** START TASK MATERIAL **
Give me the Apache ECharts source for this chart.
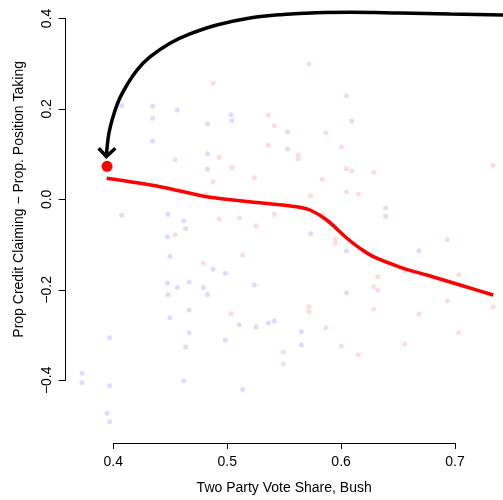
<!DOCTYPE html>
<html>
<head>
<meta charset="utf-8">
<script src="https://cdn.jsdelivr.net/npm/echarts@6/dist/echarts.min.js"></script>
<style>html,body{margin:0;padding:0;background:#fff}#c{width:503px;height:500px}</style>
</head>
<body>
<div id="c"></div>
<script>
// Blue (Democrat-side) points: [vote share, credit - position]
var bluePoints = [
[0.4074,0.2086],[0.4346,0.2072],[0.4562,0.1991],[0.4346,0.1809],[0.5033,0.1888],[0.5042,0.1757],
[0.4827,0.1691],[0.4346,0.1311],[0.4827,0.1033],[0.4827,0.0691],[0.5529,0.1515],[0.5529,0.1136],
[0.4074,-0.0318],[0.4480,-0.0296],[0.4618,-0.0443],[0.4636,-0.0612],[0.4474,-0.0787],[0.6047,0.2305],
[0.6093,0.1743],[0.6392,-0.0158],[0.6392,-0.0340],[0.5733,-0.0721],[0.4498,-0.1217],[0.4875,-0.1496],
[0.4983,-0.1590],[0.4474,-0.1803],[0.4665,-0.1781],[0.4562,-0.1901],[0.4790,-0.1901],[0.4480,-0.2055],
[0.4827,-0.2055],[0.5238,-0.1846],[0.4665,-0.2395],[0.4498,-0.2564],[0.5106,-0.2717],[0.5253,-0.2761],
[0.5361,-0.2680],[0.5414,-0.2636],[0.3968,-0.3002],[0.4665,-0.2893],[0.4983,-0.3059],[0.4636,-0.3206],
[0.3725,-0.3783],[0.3725,-0.3989],[0.3968,-0.4055],[0.4618,-0.3952],[0.5136,-0.4134],[0.3945,-0.4654],
[0.3968,-0.4844],[0.6047,-0.1101],[0.6684,-0.1094],[0.6047,-0.2015],[0.5651,-0.2871],[0.5651,-0.3162]
];
// Pink (Republican-side) points
var pinkPoints = [
[0.4875,0.2577],[0.5361,0.1882],[0.5414,0.1647],[0.5361,0.1224],[0.4542,0.0901],[0.4931,0.0954],
[0.5042,0.0726],[0.5238,0.0507],[0.4875,0.0419],[0.4814,0.0149],[0.4931,-0.0399],[0.5106,-0.0377],
[0.5414,-0.0296],[0.5253,-0.0553],[0.4542,-0.0743],[0.5718,0.3000],[0.5865,0.1493],[0.6002,0.1180],
[0.5624,0.1004],[0.5624,0.0923],[0.6047,0.0704],[0.6093,0.0654],[0.6286,0.0625],[0.5835,0.0471],
[0.6047,0.0193],[0.6153,0.0143],[0.5733,0.0112],[0.7334,0.0779],[0.5835,-0.0296],[0.5949,-0.0844],
[0.5949,-0.0932],[0.6932,-0.0849],[0.5136,-0.1189],[0.4790,-0.1371],[0.5033,-0.2476],[0.5494,-0.3316],
[0.5494,-0.3572],[0.6324,-0.1664],[0.6286,-0.1884],[0.6324,-0.1956],[0.7033,-0.1621],[0.6932,-0.2191],
[0.7334,-0.2329],[0.5718,-0.2322],[0.5718,-0.2432],[0.6286,-0.2373],[0.6684,-0.2482],[0.5865,-0.2783],
[0.6002,-0.3191],[0.6153,-0.3375],[0.6558,-0.3147],[0.7033,-0.2893],[0.6558,-0.1539]
];
// Loess fit line
var fitLine = [
[0.3942,0.0493],[0.4410,0.0310],[0.4849,0.0077],[0.5288,-0.0042],[0.5610,-0.0129],[0.5727,-0.0202],
[0.5874,-0.0421],[0.6049,-0.0816],[0.6166,-0.1042],[0.6283,-0.1226],[0.6546,-0.1480],[0.6752,-0.1627],
[0.7044,-0.1846],[0.7336,-0.2066]
];
// Highlighted point
var highlightPoint = [[0.3945,0.0755]];
// Annotation arrow path and head
var arrowPath = [
[0.7571,0.4064],[0.7421,0.4075],[0.6956,0.4096],[0.6517,0.4118],[0.6078,0.4134],[0.5786,0.4125],
[0.5490,0.4086],[0.5200,0.4009],[0.4908,0.3855],[0.4673,0.3658],[0.4498,0.3454],[0.4322,0.3154],
[0.4208,0.2868],[0.4120,0.2539],[0.4050,0.2211],[0.3997,0.1838],[0.3962,0.1487],[0.3945,0.1158],
[0.3940,0.1004]
];
var arrowHead = [[0.3872,0.1151],[0.3939,0.0971],[0.4018,0.1151]];
var xTicks = {min:0.4, max:0.7, interval:0.1};
var yTicks = {min:-0.4, max:0.4, interval:0.2};
// full data window (same scale as the tick axes)
var xWindow = {min:0.36, max:0.74};
var yWindow = {min:-0.5, max:0.44};

var chart = echarts.init(document.getElementById('c'), null, {renderer:'canvas'});
var font = 'Liberation Sans, Arial, Helvetica, sans-serif';
// pixel scale: 1139 px per unit in x, 456 px per unit in y; x=0.4 at 113.3, y=0 at 200.8
var pxX = 1139, pxY = 456, x0 = 113.3, y0 = 200.8;
function gx(v){return x0 + (v - 0.4) * pxX;}
function gy(v){return y0 - v * pxY;}
chart.setOption({
  animation:false,
  backgroundColor:'#fff',
  grid:[
    {left:gx(xWindow.min), right:503 - gx(xWindow.max), top:gy(yWindow.max), bottom:500 - gy(yWindow.min)},
    {left:gx(xTicks.min), right:503 - gx(xTicks.max), top:gy(yTicks.max), bottom:500 - gy(yTicks.min)}
  ],
  xAxis:[
    {gridIndex:0, type:'value', min:xWindow.min, max:xWindow.max, show:false},
    {gridIndex:1, type:'value', min:xTicks.min, max:xTicks.max, interval:xTicks.interval, offset:62.7,
    name:'Two Party Vote Share, Bush', nameLocation:'middle', nameGap:38,
    nameTextStyle:{fontFamily:font, fontSize:14, color:'#000'},
    axisLine:{show:true, onZero:false, lineStyle:{color:'#000', width:1}},
    axisTick:{show:true, length:6, lineStyle:{color:'#000'}},
    axisLabel:{fontFamily:font, fontSize:14, color:'#000', margin:12,
      formatter:function(v){return v.toFixed(1);}},
    splitLine:{show:false}}
  ],
  yAxis:[
    {gridIndex:0, type:'value', min:yWindow.min, max:yWindow.max, show:false},
    {gridIndex:1, type:'value', min:yTicks.min, max:yTicks.max, interval:yTicks.interval, offset:47.6,
    name:'Prop Credit Claiming \u2212 Prop. Position Taking', nameLocation:'middle', nameGap:40,
    nameTextStyle:{fontFamily:font, fontSize:14, color:'#000'},
    axisLine:{show:true, onZero:false, lineStyle:{color:'#000', width:1}},
    axisTick:{show:true, length:7, lineStyle:{color:'#000'}},
    axisLabel:{fontFamily:font, fontSize:14, color:'#000', margin:12, rotate:90,
      formatter:function(v){return v.toFixed(1).replace('-','\u2212');}},
    splitLine:{show:false}}
  ],
  series:[
    {type:'scatter', data:bluePoints, symbolSize:5, clip:false, itemStyle:{color:'#dcdcff', opacity:1}, silent:true},
    {type:'scatter', data:pinkPoints, symbolSize:5, clip:false, itemStyle:{color:'#ffdcdc', opacity:1}, silent:true},
    {type:'line', data:fitLine, smooth:0.3, showSymbol:false, clip:false,
      lineStyle:{color:'#ff0000', width:3.5}, silent:true},
    {type:'scatter', data:highlightPoint, symbolSize:11, clip:false, itemStyle:{color:'#ff0000', opacity:1}, silent:true},
    {type:'line', data:arrowPath, smooth:0.4, showSymbol:false, clip:false,
      lineStyle:{color:'#000', width:3.5}, silent:true},
    {type:'line', data:arrowHead, smooth:false, showSymbol:false, clip:false,
      lineStyle:{color:'#000', width:3.5, join:'miter'}, silent:true}
  ]
});
</script>
</body>
</html>
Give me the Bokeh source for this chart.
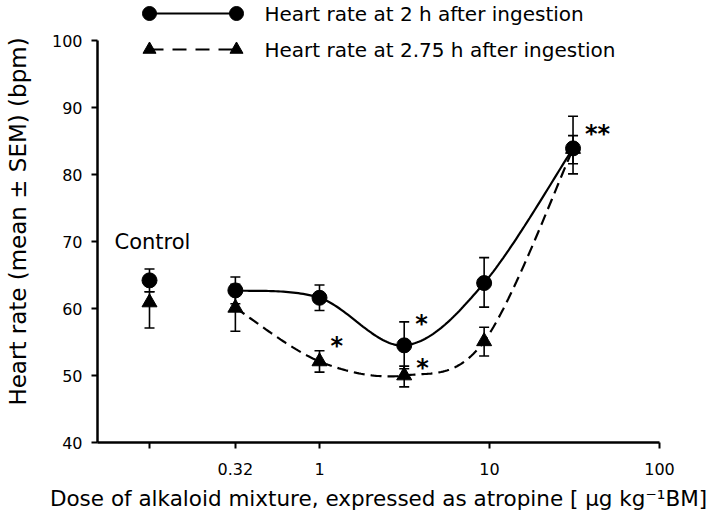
** END TASK MATERIAL **
From the listing above, copy out each line where the word "source" appears.

Give me the Apache ECharts source for this chart.
Give me the Bokeh source for this chart.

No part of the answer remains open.